Heretofore, approaches have been taken to determine motion of subjects within video fields, typically by pixel analysis. For example, it has been proposed to detect motion from differences between recent scenes using a so-called reference frame, or by background statistics, or by taking into consideration adjacent frames. In such technological approaches, only motion detection is typically possible. In such a prior technological approach, if a subject person stops moving in the scene of any motion detection, the person will no longer be segmented. The technique of object segmentation in accordance with the present application makes use of an adaptive background of some sort. With such an adaptive background, an object can remain motionless for an indefinite time and yet can be segmented.

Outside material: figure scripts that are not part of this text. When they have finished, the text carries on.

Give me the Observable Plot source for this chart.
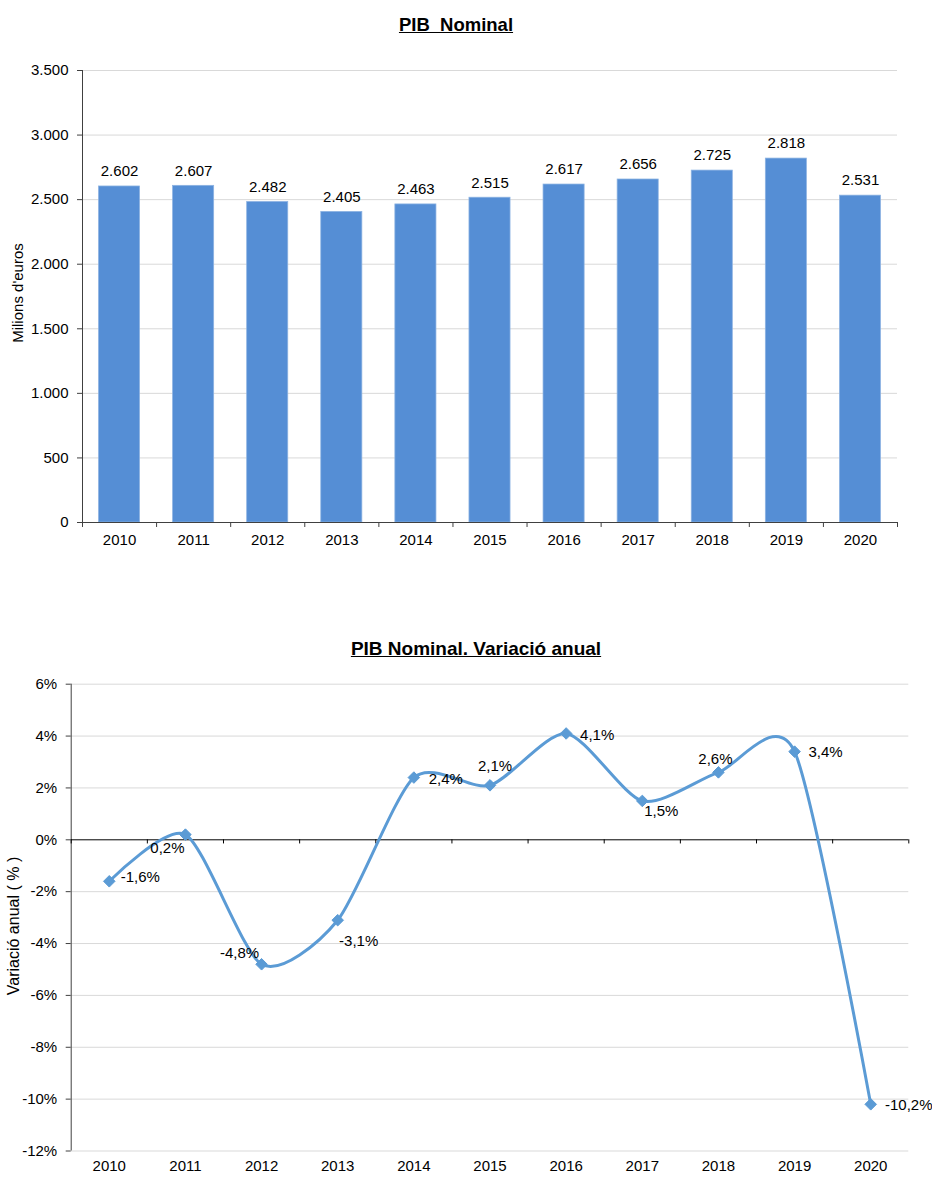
<!DOCTYPE html>
<html>
<head>
<meta charset="utf-8">
<script src="https://cdn.jsdelivr.net/npm/d3@7"></script>
<script src="https://cdn.jsdelivr.net/npm/@observablehq/plot@0.6"></script>
<style>
  body { margin: 0; background: #fff; font-family: "Liberation Sans", Arial, sans-serif; }
  #page { position: relative; width: 932px; height: 1177px; overflow: hidden; }
  .title { position: absolute; transform: translateX(-50%); font-weight: bold; line-height: 1; text-decoration: underline; white-space: pre; color: #000; }
  .ylab { position: absolute; transform: translate(-50%, -50%) rotate(-90deg); font-size: 15px; white-space: pre; color: #000; }
  .chart { position: absolute; left: 0; }
</style>
</head>
<body>
<div id="page">
  <div class="chart" id="c1" style="top:0px;"></div>
  <div class="chart" id="c2" style="top:600px;"></div>
  <div class="title" style="left:456px; top:15.6px; font-size:18.5px;">PIB  Nominal</div>
  <div class="title" style="left:476px; top:638.5px; font-size:19px;">PIB Nominal. Variació anual</div>
  <div class="ylab" style="left:17px; top:293px;">Milions d'euros</div>
  <div class="ylab" style="left:14px; top:926px; font-size:16px;">Variació anual ( % )</div>
</div>
<script>
// ---- data ----
const years = [2010, 2011, 2012, 2013, 2014, 2015, 2016, 2017, 2018, 2019, 2020];
const pibNominal = [2602, 2607, 2482, 2405, 2463, 2515, 2617, 2656, 2725, 2818, 2531];
const variacioAnual = [-1.6, 0.2, -4.8, -3.1, 2.4, 2.1, 4.1, 1.5, 2.6, 3.4, -10.2];
const pibTicks = [0, 500, 1000, 1500, 2000, 2500, 3000, 3500];
const pctTicks = [-12, -10, -8, -6, -4, -2, 0, 2, 4, 6];

// label placement (styling only: pixel offsets from each point)
const labelOffsets = {
  2010: [31, -4], 2011: [-18, 14], 2012: [-22, -11], 2013: [21, 21],
  2014: [32, 2], 2015: [5, -19], 2016: [31, 2], 2017: [19, 10],
  2018: [-3, -13], 2019: [31, 1], 2020: [38, 1]
};

const fontFamily = '"Liberation Sans", Arial, sans-serif';
const locale = d3.formatLocale({decimal: ",", thousands: ".", grouping: [3], currency: ["", " €"]});
const fmtThousands = locale.format(",");
const fmtPct = d => d.toFixed(1).replace(".", ",") + "%";

const pibData = years.map((year, i) => ({year, value: pibNominal[i]}));
const varData = years.map((year, i) => ({year, value: variacioAnual[i]}));
const boundaries = years.map(y => y - 0.5).concat([years[years.length - 1] + 0.5]);
const xDomain = [years[0] - 0.5, years[years.length - 1] + 0.5];
const axisColor = "#404040";

// ---- chart 1 ----
const c1 = Plot.plot({
  width: 932, height: 560,
  marginTop: 70, marginBottom: 38, marginLeft: 82, marginRight: 35,
  style: {fontFamily, fontSize: "15px", color: "#000", background: "transparent", overflow: "visible"},
  x: {domain: xDomain, axis: null},
  y: {domain: [0, 3500], axis: null},
  marks: [
    Plot.gridY(pibTicks.filter(d => d > 0), {stroke: "#d9d9d9", strokeOpacity: 1}),
    Plot.rect(pibData, {x1: d => d.year - 0.5, x2: d => d.year + 0.5, y1: 0, y2: "value",
      insetLeft: 16.5, insetRight: 16.5, fill: "#558ED5", stroke: "#8db3e2", strokeWidth: 0.75}),
    Plot.ruleY([0], {stroke: axisColor}),
    Plot.ruleX([xDomain[0]], {stroke: axisColor}),
    Plot.ruleX(boundaries, {x: d => d, y1: 0, y2: -38.7, stroke: axisColor}),
    Plot.axisY({ticks: pibTicks, tickSize: 5, tickPadding: 9, tickFormat: fmtThousands, label: null, stroke: axisColor, fill: "#000"}),
    Plot.axisX({ticks: years, tickSize: 0, tickPadding: 12, tickFormat: d => String(d), label: null, fill: "#000"}),
    Plot.text(pibData, {x: "year", y: "value", text: d => fmtThousands(d.value), dy: -15, fill: "#000"})
  ]
});
document.getElementById("c1").appendChild(c1);

// ---- chart 2 ----
const c2 = Plot.plot({
  width: 932, height: 577,
  marginTop: 83.7, marginBottom: 26.5, marginLeft: 70.7, marginRight: 23.7,
  style: {fontFamily, fontSize: "15px", color: "#000", background: "transparent", overflow: "visible"},
  x: {domain: xDomain, axis: null},
  y: {domain: [-12, 6], axis: null},
  marks: [
    Plot.gridY(pctTicks.filter(d => d !== 0), {stroke: "#d9d9d9", strokeOpacity: 1}),
    Plot.ruleX([xDomain[0]], {stroke: axisColor}),
    Plot.ruleY([0], {stroke: "#000"}),
    Plot.ruleX(boundaries, {x: d => d, y1: 0, y2: -0.16, stroke: "#000"}),
    Plot.axisY({ticks: pctTicks, tickSize: 5, tickPadding: 9, tickFormat: d => d + "%", label: null, stroke: axisColor, fill: "#000"}),
    Plot.axisX({ticks: years, tickSize: 0, tickPadding: 9, tickFormat: d => String(d), label: null, fill: "#000"}),
    Plot.line(varData, {x: "year", y: "value", curve: "cardinal", tension: 0.25, stroke: "#5B9BD5", strokeWidth: 3}),
    Plot.dot(varData, {x: "year", y: "value", symbol: "diamond2", r: 5.2, fill: "#5B9BD5", stroke: "#5B9BD5", strokeWidth: 1}),
    ...varData.map(d => Plot.text([d], {x: "year", y: "value", text: v => fmtPct(v.value),
      dx: labelOffsets[d.year][0], dy: labelOffsets[d.year][1], fill: "#000"}))
  ]
});
document.getElementById("c2").appendChild(c2);
</script>
</body>
</html>
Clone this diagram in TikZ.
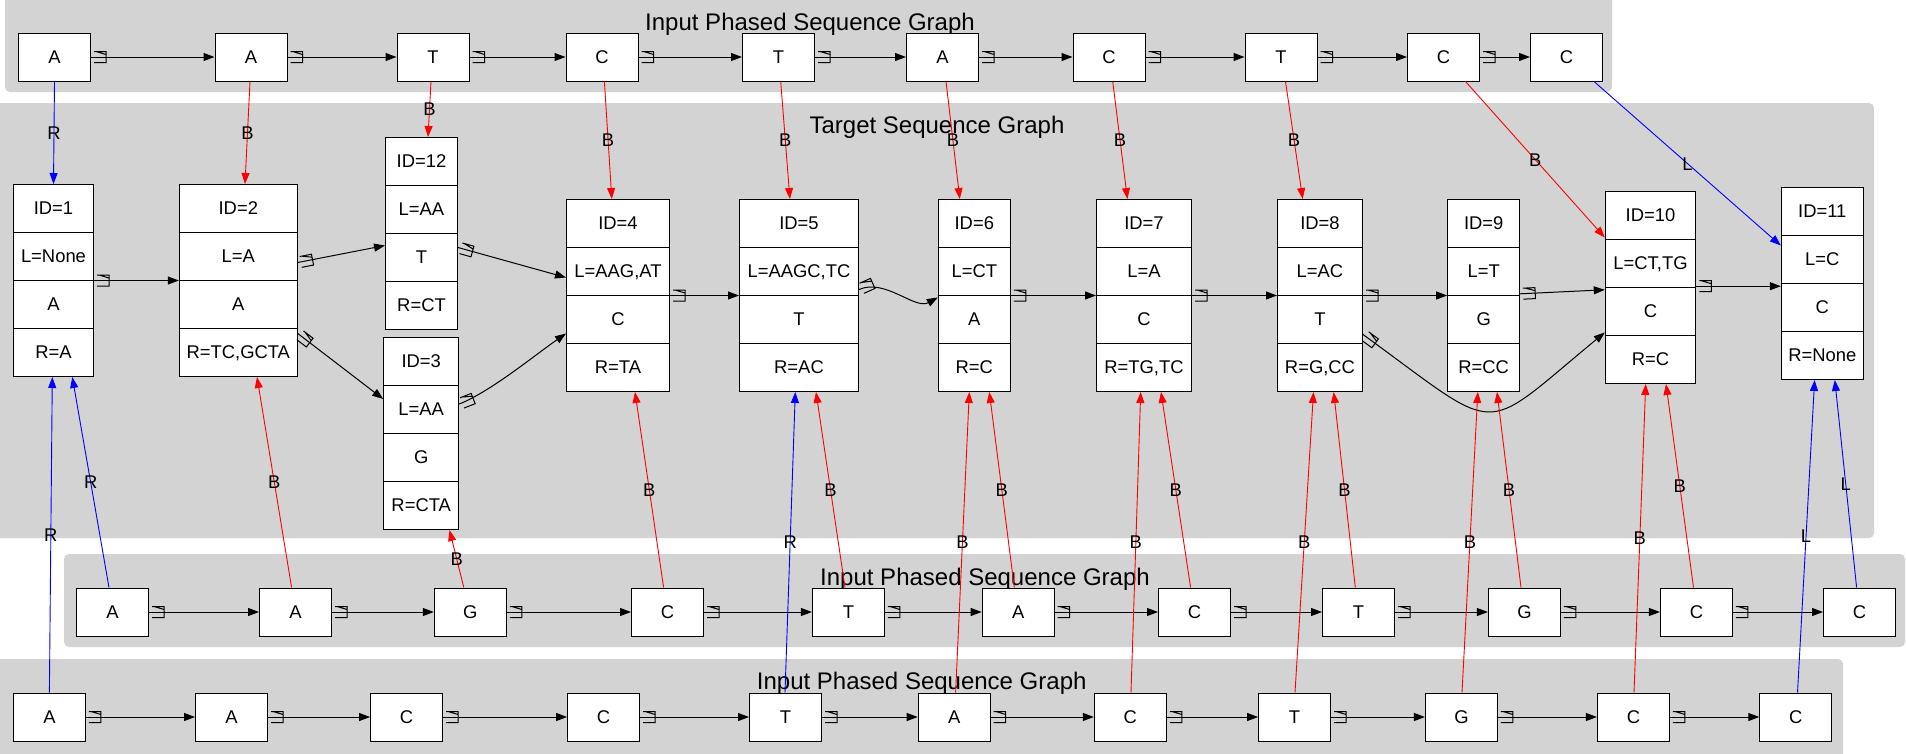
\documentclass[tikz,border=0pt]{standalone}
\usepackage{fontspec}
\setmainfont{Liberation Sans}
\usetikzlibrary{arrows.meta}
\definecolor{clustergray}{HTML}{D3D3D3}
\newcommand{\gnodefont}{\fontsize{18.4}{22}\selectfont}
\newcommand{\gtitlefont}{\fontsize{24}{28}\selectfont}

% open box mark at the tail of the sequence links
\pgfdeclarearrow{
  name = Tail Box,
  setup code = {
    \pgfarrowssettipend{0pt}
    \pgfarrowssetlineend{0pt}
    \pgfarrowssetbackend{-16pt}
    \pgfarrowsupperhullpoint{-16pt}{6pt}
    \pgfarrowsupperhullpoint{0pt}{6pt}
  },
  drawing code = {
    \pgfsetdash{}{0pt}
    \pgfpathmoveto{\pgfpoint{-3pt}{5.5pt}}
    \pgfpathlineto{\pgfpoint{-15pt}{5.5pt}}
    \pgfpathlineto{\pgfpoint{-15pt}{-5.5pt}}
    \pgfpathlineto{\pgfpoint{-3pt}{-5.5pt}}
    \pgfpathmoveto{\pgfpoint{-5pt}{-5.5pt}}
    \pgfpathlineto{\pgfpoint{-15pt}{-2.5pt}}
    \pgfusepathqstroke
  },
}

% record node: name, x, top y, width, four fields
\newcommand{\seqrec}[8]{%
  \draw (#2,#3) node[recbox, anchor=north, minimum width=#4] (#1) {};
  \draw[recline] ([yshift=-48pt]#1.north west) -- ([yshift=-48pt]#1.north east);
  \draw[recline] ([yshift=-96pt]#1.north west) -- ([yshift=-96pt]#1.north east);
  \draw[recline] ([yshift=-144pt]#1.north west) -- ([yshift=-144pt]#1.north east);
  \node[field] (#1f1) at ([yshift=-24pt]#1.north) {#5};
  \node[field] (#1f2) at ([yshift=-72pt]#1.north) {#6};
  \node[field] (#1f3) at ([yshift=-120pt]#1.north) {#7};
  \node[field] (#1f4) at ([yshift=-168pt]#1.north) {#8};
}

\begin{document}
\begin{tikzpicture}[x=1pt, y=-1pt,
  seqnode/.style={draw, fill=white, line width=1pt, minimum width=72, minimum height=48,
    inner sep=0pt, font=\gnodefont, text height=13.2pt, text depth=0pt},
  recbox/.style={draw, fill=white, line width=1pt, minimum height=192, inner sep=0pt},
  recline/.style={line width=1pt},
  field/.style={inner sep=0pt, font=\gnodefont, text height=13.2pt, text depth=0pt},
  title/.style={anchor=base, inner sep=0pt, font=\gtitlefont},
  cluster/.style={fill=clustergray, rounded corners=5pt},
  link/.style={line width=1pt, {Tail Box}-{Triangle[length=11pt,width=8pt]}},
  rlink/.style={red, line width=0.9pt, -{Triangle[length=11pt,width=8pt]}},
  blink/.style={blue, line width=0.9pt, -{Triangle[length=11pt,width=8pt]}},
  elabel/.style={text=black, inner sep=0pt, font=\gnodefont, text height=13.2pt, text depth=0pt}]
  \useasboundingbox (0,0) rectangle (1906,753);

  % clusters
  \fill[cluster] (5,-10) rectangle (1612,92);
  \fill[cluster] (-10,103) rectangle (1874,538);
  \fill[cluster] (64,554) rectangle (1905,647);
  \fill[cluster] (-10,659) rectangle (1843,763);
  \node[title] (ttop) at (810,30) {Input Phased Sequence Graph};
  \node[title] (ttarget) at (937,133.3) {Target Sequence Graph};
  \node[title] (tmid) at (985,585) {Input Phased Sequence Graph};
  \node[title] (tbot) at (921.7,689) {Input Phased Sequence Graph};

  % top input graph
  \draw (54.5,57) node[seqnode] (a1) {A};
  \draw (251,57) node[seqnode] (a2) {A};
  \draw (433,57) node[seqnode] (a3) {T};
  \draw (602,57) node[seqnode] (a4) {C};
  \draw (778.5,57) node[seqnode] (a5) {T};
  \draw (942.5,57) node[seqnode] (a6) {A};
  \draw (1109,57) node[seqnode] (a7) {C};
  \draw (1281,57) node[seqnode] (a8) {T};
  \draw (1443.5,57) node[seqnode] (a9) {C};
  \draw (1566.5,57) node[seqnode] (a10) {C};

  % target graph
  \seqrec{t1}{53.5}{184}{80}{ID=1}{L=None}{A}{R=A}
  \seqrec{t2}{238.3}{184}{118}{ID=2}{L=A}{A}{R=TC,GCTA}
  \seqrec{t12}{421.5}{137}{72}{ID=12}{L=AA}{T}{R=CT}
  \seqrec{t3}{421.2}{337}{75}{ID=3}{L=AA}{G}{R=CTA}
  \seqrec{t4}{618}{199}{103}{ID=4}{L=AAG,AT}{C}{R=TA}
  \seqrec{t5}{799}{199}{119}{ID=5}{L=AAGC,TC}{T}{R=AC}
  \seqrec{t6}{974.3}{199}{72}{ID=6}{L=CT}{A}{R=C}
  \seqrec{t7}{1144}{199}{95}{ID=7}{L=A}{C}{R=TG,TC}
  \seqrec{t8}{1320}{199}{85}{ID=8}{L=AC}{T}{R=G,CC}
  \seqrec{t9}{1483.7}{199}{72}{ID=9}{L=T}{G}{R=CC}
  \seqrec{t10}{1650.5}{191}{90.5}{ID=10}{L=CT,TG}{C}{R=C}
  \seqrec{t11}{1822.3}{187}{82}{ID=11}{L=C}{C}{R=None}

  % middle input graph
  \draw (112.5,612) node[seqnode] (b1) {A};
  \draw (295.5,612) node[seqnode] (b2) {A};
  \draw (470.3,612) node[seqnode] (b3) {G};
  \draw (667.5,612) node[seqnode] (b4) {C};
  \draw (848.4,612) node[seqnode] (b5) {T};
  \draw (1018.2,612) node[seqnode] (b6) {A};
  \draw (1194.5,612) node[seqnode] (b7) {C};
  \draw (1358.5,612) node[seqnode] (b8) {T};
  \draw (1524.4,612) node[seqnode] (b9) {G};
  \draw (1696.4,612) node[seqnode] (b10) {C};
  \draw (1859.5,612) node[seqnode] (b11) {C};

  % bottom input graph
  \draw (49.4,717) node[seqnode] (c1) {A};
  \draw (231.5,717) node[seqnode] (c2) {A};
  \draw (406.6,717) node[seqnode] (c3) {C};
  \draw (603.6,717) node[seqnode] (c4) {C};
  \draw (785.5,717) node[seqnode] (c5) {T};
  \draw (954.2,717) node[seqnode] (c6) {A};
  \draw (1130.3,717) node[seqnode] (c7) {C};
  \draw (1294.6,717) node[seqnode] (c8) {T};
  \draw (1461.4,717) node[seqnode] (c9) {G};
  \draw (1633.4,717) node[seqnode] (c10) {C};
  \draw (1795.8,717) node[seqnode] (c11) {C};

  % sequence links
  \draw[link] (a1.east) -- (a2.west);
  \draw[link] (a2.east) -- (a3.west);
  \draw[link] (a3.east) -- (a4.west);
  \draw[link] (a4.east) -- (a5.west);
  \draw[link] (a5.east) -- (a6.west);
  \draw[link] (a6.east) -- (a7.west);
  \draw[link] (a7.east) -- (a8.west);
  \draw[link] (a8.east) -- (a9.west);
  \draw[link] (a9.east) -- (a10.west);

  \draw[link] (t1.east) -- (t2.west);
  \draw[link] ([yshift=18pt]t2.east) -- ([yshift=-12pt]t12.west);
  \draw[link] ([yshift=-53pt]t2.east) -- ([yshift=34.5pt]t3.west);
  \draw[link] ([yshift=-14pt]t12.east) -- ([yshift=18pt]t4.west);
  \draw[link] ([yshift=29.5pt]t3.east) .. controls (490,392) and (535,355) .. ([yshift=-38pt]t4.west);
  \draw[link] (t4.east) -- (t5.west);
  \draw[link] ([yshift=6pt]t5.east) .. controls (885,278) and (915,310) .. ([yshift=-2pt]t6.west);
  \draw[link] (t6.east) -- (t7.west);
  \draw[link] (t7.east) -- (t8.west);
  \draw[link] (t8.east) -- (t9.west);
  \draw[link] ([yshift=1.7pt]t9.east) -- ([yshift=-2.3pt]t10.west);
  \draw[link] ([yshift=1.3pt]t10.east) -- ([yshift=-2.7pt]t11.west);
  \draw[link] ([yshift=-39pt]t8.east) .. controls (1504,437) and (1478,437) .. ([yshift=-45pt]t10.west);

  \draw[link] (b1.east) -- (b2.west);
  \draw[link] (b2.east) -- (b3.west);
  \draw[link] (b3.east) -- (b4.west);
  \draw[link] (b4.east) -- (b5.west);
  \draw[link] (b5.east) -- (b6.west);
  \draw[link] (b6.east) -- (b7.west);
  \draw[link] (b7.east) -- (b8.west);
  \draw[link] (b8.east) -- (b9.west);
  \draw[link] (b9.east) -- (b10.west);
  \draw[link] (b10.east) -- (b11.west);

  \draw[link] (c1.east) -- (c2.west);
  \draw[link] (c2.east) -- (c3.west);
  \draw[link] (c3.east) -- (c4.west);
  \draw[link] (c4.east) -- (c5.west);
  \draw[link] (c5.east) -- (c6.west);
  \draw[link] (c6.east) -- (c7.west);
  \draw[link] (c7.east) -- (c8.west);
  \draw[link] (c8.east) -- (c9.west);
  \draw[link] (c9.east) -- (c10.west);
  \draw[link] (c10.east) -- (c11.west);

  % top input graph to target
  \draw[blink] (a1.south) -- (t1.north) node[elabel, midway] (la1) {R};
  \draw[rlink] ([xshift=-1pt]a2.south) -- ([xshift=6.7pt]t2.north) node[elabel, midway] (la2) {B};
  \draw[rlink] ([xshift=-2pt]a3.south) -- ([xshift=6.5pt]t12.north) node[elabel, midway] (la3) {B};
  \draw[rlink] ([xshift=2.4pt]a4.south) -- ([xshift=-6.2pt]t4.north) node[elabel, midway] (la4) {B};
  \draw[rlink] ([xshift=2.2pt]a5.south) -- ([xshift=-9.1pt]t5.north) node[elabel, midway] (la5) {B};
  \draw[rlink] ([xshift=3.5pt]a6.south) -- ([xshift=-14.5pt]t6.north) node[elabel, midway] (la6) {B};
  \draw[rlink] ([xshift=3.7pt]a7.south) -- ([xshift=-16.6pt]t7.north) node[elabel, midway] (la7) {B};
  \draw[rlink] ([xshift=4.5pt]a8.south) -- ([xshift=-17.3pt]t8.north) node[elabel, midway] (la8) {B};
  \draw[rlink] ([xshift=22pt]a9.south) -- ([yshift=50pt]t10.west) node[elabel, midway] (la9) {B};
  \draw[blink] ([xshift=27.5pt]a10.south) -- ([yshift=38pt]t11.west) node[elabel, midway] (la10) {L};

  % middle input graph to target
  \draw[blink] ([xshift=-3.5pt]b1.north) -- ([xshift=18.8pt]t1.south) node[elabel, midway] (lb1) {R};
  \draw[rlink] ([xshift=-3.9pt]b2.north) -- ([xshift=18.7pt]t2.south) node[elabel, midway] (lb2) {B};
  \draw[rlink] ([xshift=-6.5pt]b3.north) -- ([xshift=28.3pt]t3.south) node[elabel, midway] (lb3) {B};
  \draw[rlink] ([xshift=-3.9pt]b4.north) -- ([xshift=17pt]t4.south) node[elabel, midway] (lb4) {B};
  \draw[rlink] ([xshift=-3.4pt]b5.north) -- ([xshift=17pt]t5.south) node[elabel, midway] (lb5) {B};
  \draw[rlink] ([xshift=-3.9pt]b6.north) -- ([xshift=15pt]t6.south) node[elabel, midway] (lb6) {B};
  \draw[rlink] ([xshift=-3.9pt]b7.north) -- ([xshift=17pt]t7.south) node[elabel, midway] (lb7) {B};
  \draw[rlink] ([xshift=-3.2pt]b8.north) -- ([xshift=13.7pt]t8.south) node[elabel, midway] (lb8) {B};
  \draw[rlink] ([xshift=-3.4pt]b9.north) -- ([xshift=13.3pt]t9.south) node[elabel, midway] (lb9) {B};
  \draw[rlink] ([xshift=-2.9pt]b10.north) -- ([xshift=15.5pt]t10.south) node[elabel, midway] (lb10) {B};
  \draw[blink] ([xshift=-2.9pt]b11.north) -- ([xshift=12.5pt]t11.south) node[elabel, midway] (lb11) {L};

  % bottom input graph to target
  \draw[blink] (c1.north) -- ([xshift=-1.2pt]t1.south) node[elabel, midway] (lc1) {R};
  \draw[blink] ([xshift=-0.5pt]c5.north) -- ([xshift=-3.7pt]t5.south) node[elabel, midway] (lc5) {R};
  \draw[rlink] ([xshift=1.4pt]c6.north) -- ([xshift=-5pt]t6.south) node[elabel, midway] (lc6) {B};
  \draw[rlink] ([xshift=0.7pt]c7.north) -- ([xshift=-3.3pt]t7.south) node[elabel, midway] (lc7) {B};
  \draw[rlink] ([xshift=0.4pt]c8.north) -- ([xshift=-6.5pt]t8.south) node[elabel, midway] (lc8) {B};
  \draw[rlink] ([xshift=0.6pt]c9.north) -- ([xshift=-5.9pt]t9.south) node[elabel, midway] (lc9) {B};
  \draw[rlink] ([xshift=0.6pt]c10.north) -- ([xshift=-4.8pt]t10.south) node[elabel, midway] (lc10) {B};
  \draw[blink] ([xshift=1.7pt]c11.north) -- ([xshift=-7.7pt]t11.south) node[elabel, midway] (lc11) {L};
\end{tikzpicture}
\end{document}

Approaches of the prior art typically have made use of a fixed segmentation threshold for an entire scene. The above-identified Perceptrak system disclosed varying segmentation gain for an entire scene based on segmentation noise in the scene. This is referred to as adaptive segmentation gains when applied to an entire scene. It has been elsewhere proposed to adjust segmentation gain for different groups of pixels but such adjustment has heretofore been pixel-based and so also based upon intensity only.
Such problems and video analysis limitations are intended to be overcome by the presently inventive system approach and methodology.